I saw a guy leave my pod in jail to head to state prison where he was to serve 20 years. My sentence was nothing compared to his and his crimes deserve that long. But he was also a human I got to know.  A human who won’t see his friends at the bar he talked about often, a human who won’t have a steak dinner until 2036 and a human who will wear only khaki or blue for the next two decades. Those may seem like little things, but when you’re living them, they’re not.

I’m 4.5 years away from that fateful day I was arrested and regardless of any jail, probation, offender’s registry or anything else the legal system throws my way, I’ll be paying for this crime in ways I never imagined for the rest of my life…except when I take a nap.

8 comments

  1. I know you are not asking for pity. However, this came from your heart. It’s sad…..
    Think of all the people who do HORRIBLE things and do not have themselves labeled like you do…..
    We have all done things that we are ashamed of. We should NOT judge others because of their crimes. A sin is a sin. We should judge others by how they have turned their lives around. You are a living example of this. Keep up the good work Josh!

    Liked by 2 people

  2. I can definatey relate to this. The absolute worst part of my day is waking up.

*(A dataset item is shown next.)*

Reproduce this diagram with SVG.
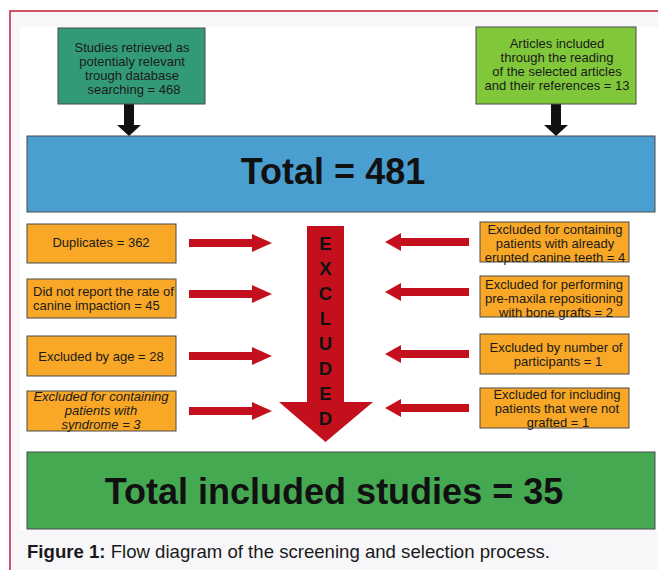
<svg xmlns="http://www.w3.org/2000/svg" width="658" height="570" viewBox="0 0 658 570">
<style>
.t{font-family:"Liberation Sans",Arial,sans-serif;fill:#1a1a1a;}
.s{font-size:13px;text-anchor:middle;}
.big{font-size:36px;font-weight:bold;text-anchor:middle;fill:#111;}
.box{stroke:#4a4a4a;stroke-width:1;}
.org{fill:#f8a826;}
.red{fill:#c4101c;}
.blk{fill:#111;}
.ltr{font-size:18.5px;font-weight:bold;text-anchor:middle;fill:#111;}
</style>
<defs>
<polygon id="ra" points="0,-4 63,-4 63,-9 83,0 63,9 63,4 0,4"/>
<polygon id="la" points="0,0 16,-9 16,-4 84,-4 84,4 16,4 16,9"/>
<polygon id="da" points="-5,0 5,0 5,21 12,21 0,32 -12,21 -5,21"/>
</defs>
<rect width="658" height="570" fill="#ffffff"/>
<rect x="10" y="11" width="660" height="580" fill="#f7f7f9" stroke="#c41e3a" stroke-width="1.5"/>
<rect x="20" y="27" width="638" height="503" fill="#ffffff"/>

<g id="connectors">
<use href="#da" x="129" y="104" class="blk"/>
<use href="#da" x="556" y="104" class="blk"/>
<use href="#ra" x="189" y="243" class="red"/>
<use href="#ra" x="189" y="294" class="red"/>
<use href="#ra" x="189" y="356" class="red"/>
<use href="#ra" x="189" y="411" class="red"/>
<use href="#la" x="385" y="242" class="red"/>
<use href="#la" x="385" y="292" class="red"/>
<use href="#la" x="385" y="354" class="red"/>
<use href="#la" x="385" y="408" class="red"/>
</g>

<g id="excluded">
<polygon class="red" points="307,226 344,226 344,402 373,402 325.5,442 279,402 307,402"/>
<text class="t ltr" x="325.5" y="249.5">E</text>
<text class="t ltr" x="325.5" y="274.5">X</text>
<text class="t ltr" x="325.5" y="299.5">C</text>
<text class="t ltr" x="325.5" y="324.5">L</text>
<text class="t ltr" x="325.5" y="349.5">U</text>
<text class="t ltr" x="325.5" y="374.5">D</text>
<text class="t ltr" x="325.5" y="399.5">E</text>
<text class="t ltr" x="325.5" y="424.5">D</text>
</g>

<g id="studies">
<rect class="box" x="58" y="28" width="147" height="76" fill="#339a78"/>
<text class="t s" x="132" y="52">Studies retrieved as</text>
<text class="t s" x="132" y="66">potentialy relevant</text>
<text class="t s" x="132" y="80">trough database</text>
<text class="t s" x="134" y="94">searching = 468</text>
</g>

<g id="articles">
<rect class="box" x="476" y="27" width="160" height="77" fill="#80c83a"/>
<text class="t s" x="557" y="48">Articles included</text>
<text class="t s" x="557" y="62">through the reading</text>
<text class="t s" x="557" y="76">of the selected articles</text>
<text class="t s" x="557" y="90">and their references = 13</text>
</g>

<g id="total">
<rect class="box" x="27" y="136" width="628" height="76" fill="#4a9fd0"/>
<text class="t big" x="333" y="184">Total = 481</text>
</g>

<g id="duplicates">
<rect class="box org" x="27" y="224" width="149" height="39"/>
<text class="t s" x="101" y="247">Duplicates = 362</text>
</g>
<g id="notreport">
<rect class="box org" x="27" y="279" width="149" height="39"/>
<text class="t" font-size="13" x="33" y="296">Did not report the rate of</text>
<text class="t" font-size="13" x="33" y="310">canine impaction = 45</text>
</g>
<g id="age">
<rect class="box org" x="27" y="336" width="149" height="40"/>
<text class="t s" x="101" y="361">Excluded by age = 28</text>
</g>
<g id="syndrome">
<rect class="box org" x="27" y="391" width="149" height="40"/>
<text class="t s" font-style="italic" x="101" y="401">Excluded for containing</text>
<text class="t s" font-style="italic" x="101" y="415">patients with</text>
<text class="t s" font-style="italic" x="101" y="429">syndrome = 3</text>
</g>

<g id="erupted">
<rect class="box org" x="480" y="222" width="149" height="40"/>
<text class="t s" x="555" y="234">Excluded for containing</text>
<text class="t s" x="555" y="248">patients with already</text>
<text class="t s" x="555" y="262">erupted canine teeth = 4</text>
</g>
<g id="premaxila">
<rect class="box org" x="480" y="276" width="149" height="41"/>
<text class="t s" x="554" y="289">Excluded for performing</text>
<text class="t s" x="554" y="303">pre-maxila repositioning</text>
<text class="t s" x="556" y="317">with bone grafts = 2</text>
</g>
<g id="participants">
<rect class="box org" x="480" y="334" width="149" height="40"/>
<text class="t s" x="556" y="352">Excluded by number of</text>
<text class="t s" x="558" y="366">participants = 1</text>
</g>
<g id="grafted">
<rect class="box org" x="480" y="388" width="149" height="40"/>
<text class="t s" x="557" y="399">Excluded for including</text>
<text class="t s" x="557" y="413">patients that were not</text>
<text class="t s" x="558" y="427">grafted = 1</text>
</g>

<g id="included">
<rect class="box" x="27" y="452" width="628" height="77" fill="#45a952"/>
<text class="t big" font-size="38" x="334" y="504">Total included studies = 35</text>
</g>

<text class="t" font-size="18.6" x="27" y="558" fill="#222"><tspan font-weight="bold">Figure 1:</tspan> Flow diagram of the screening and selection process.</text>
</svg>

    When I’m asleep, I am healthy again, I have friends, I have boyfriends, perhaps even a job…. All the things that life has taken away from me. And I haven’t even done a crime, all I did was get sick.

    Liked by 1 person

    1. I did a Q&A one time and somebody asked what song lyric best described my situation, and I had to go with one from Coldplay’s “Viva La Vida”:
      I used to rule the world
      Seas would rise when I gave the word
      Now in the morning, I sleep alone
      Sweep the streets I used to own
      One minute I held the key
      Next the walls were closed on me
      And I discovered that my castles stand
      Upon pillars of salt and pillars of sand.

      That was me in so many aspects of my life. I rarely paid for meals, never paid for tickets to anything, and could get great sold-out seats when I wanted. Everybody knew my name and even if they didn’t like me, they knew smarter than to get on my bad side…then one day that all disappeared. I remember the first time I heard this Coldplay lyric after I was arrested. It was like they were talking specifically to me.

      Liked by 1 person

  3. So sad to hear about the battle you’re having to deal with going on between your conscious and subconscious states. I pray you’ll find a way to forgive yourself for past mistakes. Take it from me, your “awake” life gets a little better one day at a time when you do.

    Liked by 1 person

    1. I imagine a lot of mental stress will disappear when I finally come off probation after 3 years next summer. While I’m a model citizen, it is still a black cloud I take with me everywhere.

      Like

  4. I have always had great respect for how you own and take responsibility for everything about your addiction and its consequences. You are a skilled educator in practically informing and teaching all the different aspects of porn addiction. But you are more than just a recovering porn addict and/or a porn addiction expert. Today you gave us a glimpse into the heart of the man.